A 'great' leader is someone others
choose and want to follow, repeatedly.
But is he a 'great leader'? Stoic no. Spiderman (and Peter Parker) has a difficult relationship with their 'followers' (and with themselves). Both have traits that get in the way of 'leadership greatness' and their ability to enroll followers and lead them consistently.
So, what can we learn from Spider-man's (Peter Parker's) and blindspots? Most leaders aim to achieve something, to succeed. 'Success' is personal. It depends on what matters to you.
The best measure of 'success' is
delivering on what matters most to you.
So what matters most to you?
Is it 'building a legacy', 'having a family', 'being a CEO', 'building something from nothing', 'making money', 'being famous', 'helping others', 'proving yourself', 'fulfilling your potential', 'gaining power'? Something else? Feeling content, loved, that you belong or are enough?
What really matters to Spider-man? Justice. Obviously. And belonging.

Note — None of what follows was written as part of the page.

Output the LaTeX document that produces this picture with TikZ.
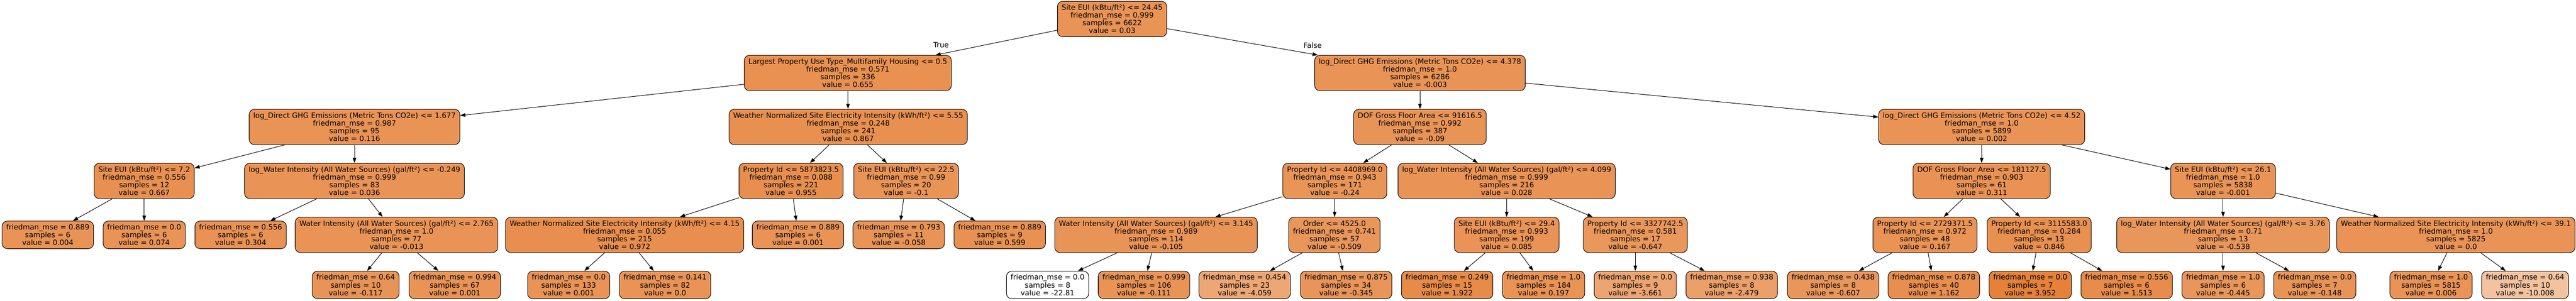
\documentclass[tikz,border=0pt]{standalone}
\usepackage{fontspec}
\setmainfont{DejaVu Sans}
\usepackage{tikz}
\usetikzlibrary{arrows.meta}
\definecolor{treeorange}{RGB}{229,129,57}
\tikzset{
		box/.style={draw, line width=1pt, rounded corners=10pt, align=center,
			inner xsep=8pt, inner ysep=0pt, font=\fontsize{14}{15}\selectfont},
		split/.style={box, minimum height=68.25pt},
		leaf/.style={box, minimum height=53.25pt},
		tint/.style={/utils/exec={\pgfmathsetmacro\tintpct{(#1+22.81)*100/26.762}},
			fill=treeorange!\tintpct!white},
		branch/.style={font=\fontsize{14}{15}\selectfont, inner sep=0pt}
	}

\begin{document}
\begin{tikzpicture}[x=0.75pt, y=-0.75pt, >={Triangle[length=10pt,width=7pt]}, line width=1pt]
				\useasboundingbox (0,0) rectangle (6627,775);

				% depth 0 and 1
				\node[split, tint=0.03]   (n0)  at (2861,49)  {Site EUI (kBtu/ft²) <= 24.45\\friedman\_mse = 0.999\\samples = 6622\\value = 0.03};
				\node[split, tint=0.655]  (n1)  at (2181,188) {Largest Property Use Type\_Multifamily Housing <= 0.5\\friedman\_mse = 0.571\\samples = 336\\value = 0.655};
				\node[split, tint=-0.003] (n20) at (3653,188) {log\_Direct GHG Emissions (Metric Tons CO2e) <= 4.378\\friedman\_mse = 1.0\\samples = 6286\\value = -0.003};

				% depth 2
				\node[split, tint=0.116]  (n2)  at (912,327)  {log\_Direct GHG Emissions (Metric Tons CO2e) <= 1.677\\friedman\_mse = 0.987\\samples = 95\\value = 0.116};
				\node[split, tint=0.867]  (n11) at (2182,327) {Weather Normalized Site Electricity Intensity (kWh/ft²) <= 5.55\\friedman\_mse = 0.248\\samples = 241\\value = 0.867};
				\node[split, tint=-0.09]  (n21) at (3653,327) {DOF Gross Floor Area <= 91616.5\\friedman\_mse = 0.992\\samples = 387\\value = -0.09};
				\node[split, tint=0.002]  (n36) at (5098,327) {log\_Direct GHG Emissions (Metric Tons CO2e) <= 4.52\\friedman\_mse = 1.0\\samples = 5899\\value = 0.002};

				% depth 3
				\node[split, tint=0.667]  (n3)  at (371,466)  {Site EUI (kBtu/ft²) <= 7.2\\friedman\_mse = 0.556\\samples = 12\\value = 0.667};
				\node[split, tint=0.036]  (n6)  at (912,466)  {log\_Water Intensity (All Water Sources) (gal/ft²) <= -0.249\\friedman\_mse = 0.999\\samples = 83\\value = 0.036};
				\node[split, tint=0.955]  (n12) at (2035,466) {Property Id <= 5873823.5\\friedman\_mse = 0.088\\samples = 221\\value = 0.955};
				\node[split, tint=-0.1]   (n17) at (2331,466) {Site EUI (kBtu/ft²) <= 22.5\\friedman\_mse = 0.99\\samples = 20\\value = -0.1};
				\node[split, tint=-0.24]  (n22) at (3434,466) {Property Id <= 4408969.0\\friedman\_mse = 0.943\\samples = 171\\value = -0.24};
				\node[split, tint=0.028]  (n29) at (3876,466) {log\_Water Intensity (All Water Sources) (gal/ft²) <= 4.099\\friedman\_mse = 0.999\\samples = 216\\value = 0.028};
				\node[split, tint=0.311]  (n37) at (5098,466) {DOF Gross Floor Area <= 181127.5\\friedman\_mse = 0.903\\samples = 61\\value = 0.311};
				\node[split, tint=-0.001] (n44) at (5719,466) {Site EUI (kBtu/ft²) <= 26.1\\friedman\_mse = 1.0\\samples = 5838\\value = -0.001};

				% depth 4
				\node[leaf, tint=0.004]   (n4)  at (123,605)  {friedman\_mse = 0.889\\samples = 6\\value = 0.004};
				\node[leaf, tint=0.074]   (n5)  at (371,605)  {friedman\_mse = 0.0\\samples = 6\\value = 0.074};
				\node[leaf, tint=0.304]   (n7)  at (619,605)  {friedman\_mse = 0.556\\samples = 6\\value = 0.304};
				\node[split, tint=-0.013] (n8)  at (1020,605) {Water Intensity (All Water Sources) (gal/ft²) <= 2.765\\friedman\_mse = 1.0\\samples = 77\\value = -0.013};
				\node[split, tint=0.972]  (n13) at (1607,605) {Weather Normalized Site Electricity Intensity (kWh/ft²) <= 4.15\\friedman\_mse = 0.055\\samples = 215\\value = 0.972};
				\node[leaf, tint=0.001]   (n16) at (2053,605) {friedman\_mse = 0.889\\samples = 6\\value = 0.001};
				\node[leaf, tint=-0.058]  (n18) at (2312,605) {friedman\_mse = 0.793\\samples = 11\\value = -0.058};
				\node[leaf, tint=0.599]   (n19) at (2572,605) {friedman\_mse = 0.889\\samples = 9\\value = 0.599};
				\node[split, tint=-0.105] (n23) at (2974,605) {Water Intensity (All Water Sources) (gal/ft²) <= 3.145\\friedman\_mse = 0.989\\samples = 114\\value = -0.105};
				\node[split, tint=-0.509] (n26) at (3433,605) {Order <= 4525.0\\friedman\_mse = 0.741\\samples = 57\\value = -0.509};
				\node[split, tint=0.085]  (n30) at (3876,605) {Site EUI (kBtu/ft²) <= 29.4\\friedman\_mse = 0.993\\samples = 199\\value = 0.085};
				\node[split, tint=-0.647] (n33) at (4207,605) {Property Id <= 3327742.5\\friedman\_mse = 0.581\\samples = 17\\value = -0.647};
				\node[split, tint=0.167]  (n38) at (4952,605) {Property Id <= 2729371.5\\friedman\_mse = 0.972\\samples = 48\\value = 0.167};
				\node[split, tint=0.846]  (n41) at (5246,605) {Property Id <= 3115583.0\\friedman\_mse = 0.284\\samples = 13\\value = 0.846};
				\node[split, tint=-0.538] (n45) at (5719,605) {log\_Water Intensity (All Water Sources) (gal/ft²) <= 3.76\\friedman\_mse = 0.71\\samples = 13\\value = -0.538};
				\node[split, tint=0.0]    (n48) at (6318,605) {Weather Normalized Site Electricity Intensity (kWh/ft²) <= 39.1\\friedman\_mse = 1.0\\samples = 5825\\value = 0.0};

				% depth 5
				\node[leaf, tint=-0.117]  (n9)  at (915,734)  {friedman\_mse = 0.64\\samples = 10\\value = -0.117};
				\node[leaf, tint=0.001]   (n10) at (1170,734) {friedman\_mse = 0.994\\samples = 67\\value = 0.001};
				\node[leaf, tint=0.001]   (n14) at (1463,734) {friedman\_mse = 0.0\\samples = 133\\value = 0.001};
				\node[leaf, tint=0.0]     (n15) at (1711,734) {friedman\_mse = 0.141\\samples = 82\\value = 0.0};
				\node[leaf, tint=-22.81]  (n24) at (2695,734) {friedman\_mse = 0.0\\samples = 8\\value = -22.81};
				\node[leaf, tint=-0.111]  (n25) at (2943,734) {friedman\_mse = 0.999\\samples = 106\\value = -0.111};
				\node[leaf, tint=-4.059]  (n27) at (3202,734) {friedman\_mse = 0.454\\samples = 23\\value = -4.059};
				\node[leaf, tint=-0.345]  (n28) at (3463,734) {friedman\_mse = 0.875\\samples = 34\\value = -0.345};
				\node[leaf, tint=1.922]   (n31) at (3723,734) {friedman\_mse = 0.249\\samples = 15\\value = 1.922};
				\node[leaf, tint=0.197]   (n32) at (3971,734) {friedman\_mse = 1.0\\samples = 184\\value = 0.197};
				\node[leaf, tint=-3.661]  (n34) at (4207,734) {friedman\_mse = 0.0\\samples = 9\\value = -3.661};
				\node[leaf, tint=-2.479]  (n35) at (4455,734) {friedman\_mse = 0.938\\samples = 8\\value = -2.479};
				\node[leaf, tint=-0.607]  (n39) at (4716,734) {friedman\_mse = 0.438\\samples = 8\\value = -0.607};
				\node[leaf, tint=1.162]   (n40) at (4975,734) {friedman\_mse = 0.878\\samples = 40\\value = 1.162};
				\node[leaf, tint=3.952]   (n42) at (5223,734) {friedman\_mse = 0.0\\samples = 7\\value = 3.952};
				\node[leaf, tint=1.513]   (n43) at (5471,734) {friedman\_mse = 0.556\\samples = 6\\value = 1.513};
				\node[leaf, tint=-0.445]  (n46) at (5719,734) {friedman\_mse = 1.0\\samples = 6\\value = -0.445};
				\node[leaf, tint=-0.148]  (n47) at (5955,734) {friedman\_mse = 0.0\\samples = 7\\value = -0.148};
				\node[leaf, tint=0.006]   (n49) at (6254,734) {friedman\_mse = 1.0\\samples = 5815\\value = 0.006};
				\node[leaf, tint=-10.008] (n50) at (6496,734) {friedman\_mse = 0.64\\samples = 10\\value = -10.008};

				\node[branch] (yes) at (2421,116) {True};
				\node[branch] (no)  at (3377,117) {False};

				\path[->] (n0)  edge (n1)  edge (n20);
				\path[->] (n1)  edge (n2)  edge (n11);
				\path[->] (n2)  edge (n3)  edge (n6);
				\path[->] (n3)  edge (n4)  edge (n5);
				\path[->] (n6)  edge (n7)  edge (n8);
				\path[->] (n8)  edge (n9)  edge (n10);
				\path[->] (n11) edge (n12) edge (n17);
				\path[->] (n12) edge (n13) edge (n16);
				\path[->] (n13) edge (n14) edge (n15);
				\path[->] (n17) edge (n18) edge (n19);
				\path[->] (n20) edge (n21) edge (n36);
				\path[->] (n21) edge (n22) edge (n29);
				\path[->] (n22) edge (n23) edge (n26);
				\path[->] (n23) edge (n24) edge (n25);
				\path[->] (n26) edge (n27) edge (n28);
				\path[->] (n29) edge (n30) edge (n33);
				\path[->] (n30) edge (n31) edge (n32);
				\path[->] (n33) edge (n34) edge (n35);
				\path[->] (n36) edge (n37) edge (n44);
				\path[->] (n37) edge (n38) edge (n41);
				\path[->] (n38) edge (n39) edge (n40);
				\path[->] (n41) edge (n42) edge (n43);
				\path[->] (n44) edge (n45) edge (n48);
				\path[->] (n45) edge (n46) edge (n47);
				\path[->] (n48) edge (n49) edge (n50);
			\end{tikzpicture}
\end{document}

Justice. For Spider-man/Peter Parker I define this as an issue of 'what's missing on the outside'. Spider-man is driven to make things 'right' (ditto Batman, Captain America etc). It's a common superhero trope. And, in common with many 'real' humans who tread this path, fighting for justice is often about (over-)compensating for something (in life) that's gone very wrong. While no leader I know runs around wearing an expandible suit, very many try to fix the world around them. And many are driven by hurt.
Leaders for whom justice is 'their thing' often know what it's like to be on the receiving end of 'not fair'. They can feel deeply uncomfortable seeing others get 'screwed over'. They 'hate' injustice. It makes them angry and passionate. It matters to them. This can become a calling - their calling to 'fix' the outside world and make it 'fairer'.
What injustice has Spider-man suffered? Most obviously, the loss of his parents (orphans are very common in the superhero multiverse). The truth is, the injustice of this loss lives inside Peter Parker. It wasn't 'fair' that his parents were killed. It will never be 'OK'. It happened TO Peter - as a child. It was beyond his control. And, as a superhero, it's not surprising that he tries to regain control over his inner world and bring justice inside his control by 'saving the world from itself'. (Sadly for Peter the bigger battle - that he ignores - is saving himself from himself.)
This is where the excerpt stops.